Paulo Eduardo Razuk
I
Em 14 de julho de 1789, houve a
queda da Bastilha, data que se tornou feriado nacional da República Francesa, a
partir da Revolução. O que de fato houve? O que se comemora?
Na idade média, a Paris antiga
era cercada por uma muralha, em que havia vários portões de acesso à cidade. A
Bastilha era uma fortaleza, junto ao portão de Santo Antônio, construída
durante a Guerra dos Cem Anos, entre 1370 e 1383, por Carlos V de França.

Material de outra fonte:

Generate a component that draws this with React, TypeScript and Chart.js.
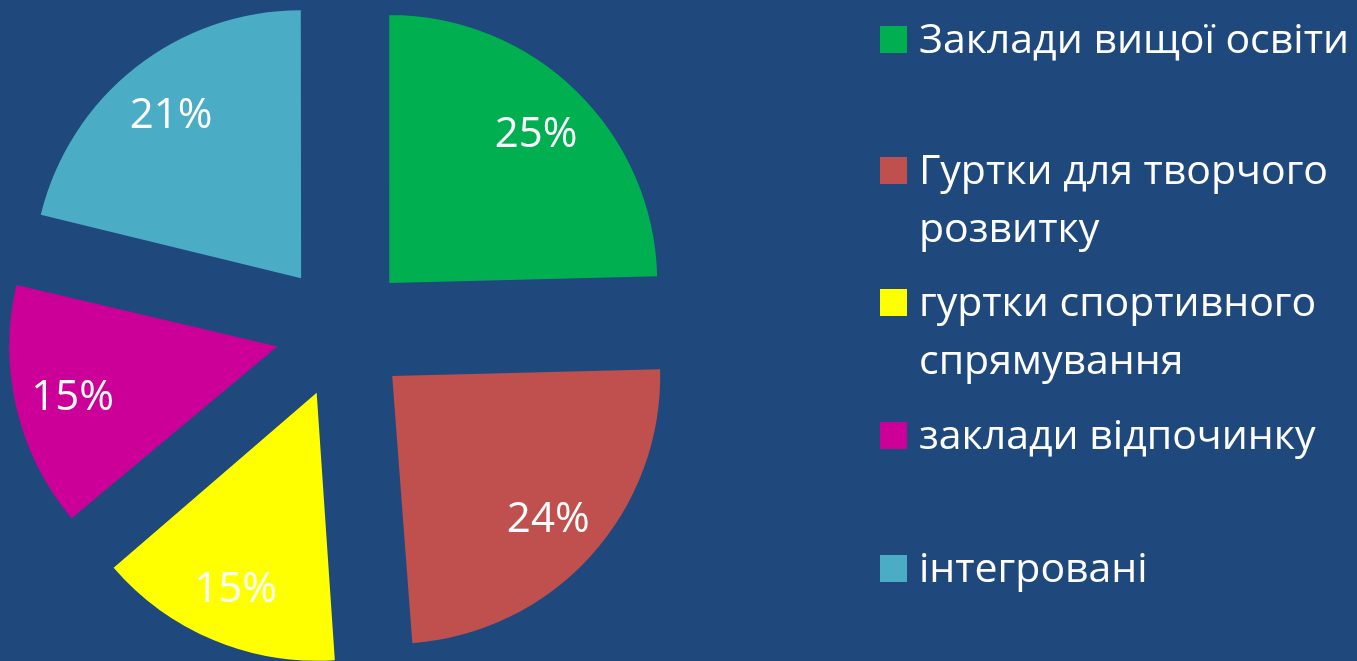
import React, { useEffect, useRef } from "react";
import { Chart, registerables } from "chart.js";

Chart.register(...registerables);

// ---- data ----
const categories = [
  "Заклади вищої освіти",
  "Гуртки для творчого розвитку",
  "гуртки спортивного спрямування",
  "заклади відпочинку",
  "інтегровані",
];
const shares = [24.6, 24.2, 15.0, 15.0, 21.2];
const colors = ["#00B050", "#C0504D", "#FFFF00", "#CC0099", "#4BACC6"];

// ---- style ----
const BG = "#1F497D";
const FONT = "'Open Sans', 'Noto Sans', sans-serif";
const W = 1357;
const H = 661;
const RADIUS = 268;
const OFFSET = 268; // Chart.js translates each slice by offset / 4
const LABEL_FONT = 42;
const LEGEND_FONT = 41;
const LEGEND_LINE = 58.7;
const legendBaselines = [53, 184, 316, 449, 582];

const radiusFix = {
  id: "radiusFix",
  beforeDatasetsDraw(chart: any) {
    const meta = chart.getDatasetMeta(0);
    meta.data.forEach((arc: any) => {
      const off = (arc.options.offset || 0) / 4;
      const fix = 1 - Math.sin(Math.min(Math.PI, arc.circumference));
      arc.outerRadius = RADIUS - off * fix;
    });
  },
};

const pctLabels = {
  id: "pctLabels",
  afterDatasetsDraw(chart: any) {
    const ctx = chart.ctx;
    const meta = chart.getDatasetMeta(0);
    const total = shares.reduce((a, b) => a + b, 0);
    ctx.save();
    ctx.fillStyle = "#FFFFFF";
    ctx.font = `${LABEL_FONT}px ${FONT}`;
    ctx.textAlign = "center";
    ctx.textBaseline = "alphabetic";
    meta.data.forEach((arc: any, i: number) => {
      const mid = (arc.startAngle + arc.endAngle) / 2;
      const off = (arc.options.offset || 0) / 4;
      const d = off + 0.785 * RADIUS;
      const x = arc.x + Math.cos(mid) * d;
      const y = arc.y + Math.sin(mid) * d;
      ctx.fillText(Math.round((shares[i] / total) * 100) + "%", x, y + 0.357 * LABEL_FONT);
    });
    ctx.restore();
  },
};

export default function App() {
  const ref = useRef<HTMLCanvasElement | null>(null);

  useEffect(() => {
    document.body.style.margin = "0";
    document.body.style.background = BG;
    if (!ref.current) return;
    const chart = new Chart(ref.current, {
      type: "pie",
      data: {
        labels: categories,
        datasets: [
          {
            data: shares,
            backgroundColor: colors,
            borderWidth: 0,
            offset: OFFSET,
            radius: RADIUS,
            clip: false,
          } as any,
        ],
      },
      options: {
        animation: false,
        responsive: false,
        events: [],
        layout: { padding: { left: 0, top: 1, right: W - 685, bottom: 0 } },
        plugins: {
          legend: { display: false },
          tooltip: { enabled: false },
        },
      },
      plugins: [radiusFix, pctLabels],
    });
    return () => chart.destroy();
  }, []);

  const baseOff = (LEGEND_LINE - 1.362 * LEGEND_FONT) / 2 + 1.069 * LEGEND_FONT;

  return (
    <div
      style={{
        position: "fixed",
        left: 0,
        top: 0,
        width: W,
        height: H,
        background: BG,
        overflow: "hidden",
      }}
    >
      <canvas ref={ref} width={W} height={H} style={{ position: "absolute", left: 0, top: 0 }} />
      {categories.map((c, i) => (
        <React.Fragment key={c}>
          <div
            style={{
              position: "absolute",
              left: 880,
              top: legendBaselines[i] - 27,
              width: 27,
              height: 27,
              background: colors[i],
            }}
          />
          <div
            style={{
              position: "absolute",
              left: 919,
              top: legendBaselines[i] - baseOff,
              width: 438,
              color: "#FFFFFF",
              fontFamily: FONT,
              fontSize: LEGEND_FONT,
              lineHeight: `${LEGEND_LINE}px`,
              whiteSpace: "normal",
            }}
          >
            {c}
          </div>
        </React.Fragment>
      ))}
    </div>
  );
}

Funcionou como prisão a partir do reinado de Luís XIII, do século XVII ao
XVIII.
A Bastilha servira como terrível
prisão ao tempo de Luís XIV, no século XVII. Por lá haviam passado o misterioso
Máscara de Ferro, o turbulento Bassonpierre, Voltaire, Mirabeau e o degenerado
Marquês de Sade, entre outros. No século XVIII, no reinado de Luís XVI, era um
depósito de armas e munições do exército francês, mais que prisão. Desde 1784,
as famosas lettres de cachet du roi haviam
sido abolidas.
Em 14 de julho de 1789, deu-se a
tomada da Bastilha por forças revolucionárias, vindo o prédio a ser demolido em
novembro do mesmo ano, com o que se perdeu, de maneira irracional, um monumento
histórico.
Uma construção da mesma época, em
igual estilo, também erigida como fortaleza e depois transformada em prisão, é
o Chateau de Vincennes, situado no
parque do mesmo nome, em Paris, que abriga um museu, aberto à visitação
pública.
II
Na data referida, o agitador
Camille Desmoulins espalhara o boato de que tropas reais estavam para reprimir
o povo de Paris, insuflando os populares a armar-se para resistir.
Primeiro, a multidão dirigiu-se
ao Asilo dos Inválidos, quartel de soldados reformados, de onde saqueou os mosquetes que guarneciam o
arsenal lá existente.
Em seguida, à busca de pólvora,
foi à Bastilha, outrora famosa prisão dos inimigos da coroa. A fortaleza era
bem suprida de armamento, com alguns canhões, e defendida por uma guarda de
cinco oficiais, 32 soldados do regimento suíço a serviço real e 82 soldados
inválidos para a campanha. Na prisão estavam guardados sete prisioneiros por
crimes comuns, à disposição da justiça. Há muito não havia preso político
algum.
Os revoltosos tentaram invadi-la,
tendo sido repelidos após intensa fuzilaria, de parte a parte, de que resultaram
muitos mortos e feridos dentre os atacantes, visto que a guarnição era
protegida por altas muralhas, consideradas intransponíveis.
Na sequência, lá chegaram dois
regimentos da guarda francesa, comandados por dois sargentos, que haviam
desertado de suas casernas. Após negociação, ficou acertada a capitulação da
fortaleza, com a garantia de vida para a guarnição que tinha a obrigação de
defendê-la.
No entanto, abaixada a ponte
levadiça, o local foi invadido pela multidão, uma vez que os guardas franceses
haviam perdido o controle da situação. Os suíços conseguiram escapar, pois
haviam trocado os seus uniformes por roupas comuns, para parecerem presos
libertos, mas os inválidos não tiveram a
mesma sorte, tendo sido trucidados três oficiais e alguns soldados. Para os
assaltantes, restaram 98 mortos e 73 feridos graves.
O comandante da praça, o Marquês
de Launay, foi arrebatado da escolta que
o conduzia ao Hotel de Ville, tendo sido despedaçado pelos populares, com a sua
cabeça espetada em uma lança, em macabro espetáculo.
III
Enfim, a Bastilha já não era a
temível prisão do tempo de Luís XIV, não guardando mais presos políticos. Se
era para libertá-los, chegou-se com um século de atraso. O poder arbitrário do
rei de expedir ordens de prisão havia sido abolido. Lá estavam somente poucos
presos comuns. A multidão, instigada por agitadores , não pretendia derrubar o
regime, mas tomar armas para repelir um ataque inexistente. A guarda francesa
não honrou o compromisso de assegurar a vida dos soldados da guarnição que
defendia a praça. Na ética militar, é uma infâmia atentar contra os que se
rendem.
Nessa esteira maligna, viria o
reino da guilhotina, o regicídio, o período do Terror com milhares de mortos e
a guerra com os países vizinhos, só cessando a matança quando a Revolução
devorou os próprios filhos.
Essa carnificina, provocada pelos
piores instintos da espécie humana,
merece ser comemorada com um feriado nacional? Que embuste!
Fontes:
M. Pio Corrêa Jr.,
Primórdios da Revolução Francesa, Fundação Getúlio Vargas, Rio, 1985.
Guia Michelin de Paris, 2ª edição, 1993.